All work is produced in the Wirtz Center for the Performing Arts, which contains four performance spaces:
- The Ethel Barber Theatre - 439 seat, thrust stage
- The Josephine Louis Theatre - 369 seats, proscenium stage
- Two experimental lab theatres - 150 seats, black box spaces
- Two official transcripts (bearing registrar's signature and/or the institution's seal) from each post-secondary institution attended, documenting all courses taken (within or outside a degree program), grades received, and degrees earned.
- A one-page statement of purpose, explaining your current goals, career plans, and reasons for selecting theatre as a major field of graduate study.
- Documentation of theatre work, i.e., reviews, portfolio designs, promotional materials, or production photos that do not need to be returned.

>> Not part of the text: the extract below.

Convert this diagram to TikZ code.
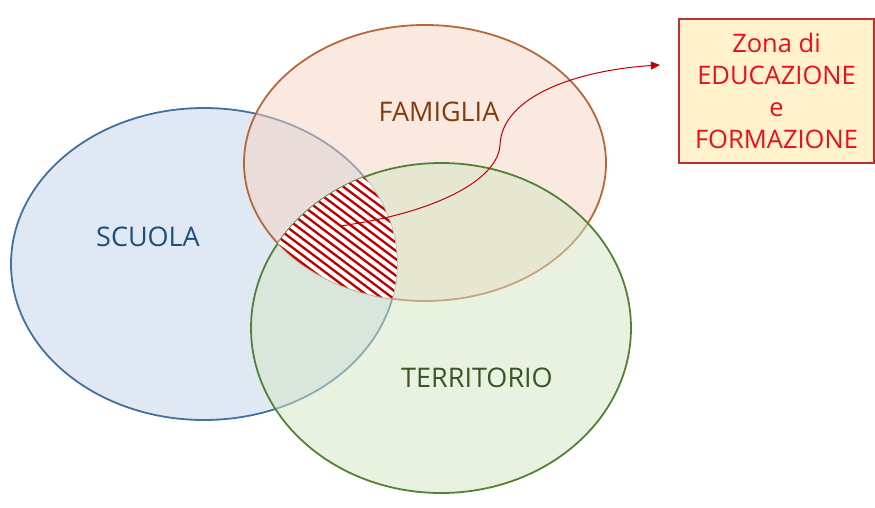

- Official TOEFL scores for international applicants whose native language is not English. The Educational Testing Service will send official scores directly to Northwestern University's Graduate School. Use the institutional code 1565.
- International students wishing to be considered for teaching assistant appointments during any year of study in the Graduate School, must score at least 50 on the Test of Spoken English (TSE) or 50 on a SPEAK test administered after June 1996. These tests are administered by the Educational Testing Service and given at test centers worldwide.
Financial support in the form of production assistantships is given to all students in the MFA programs. Assistantships include a full tuition waiver for all three years and a partial stipend. Students fulfill requirements for assistantships through a variety of assignments in the Theatre Center as project directors, project supervisors, shop supervisors, teaching assistants, instructors for introductory directing courses, and production management assistants.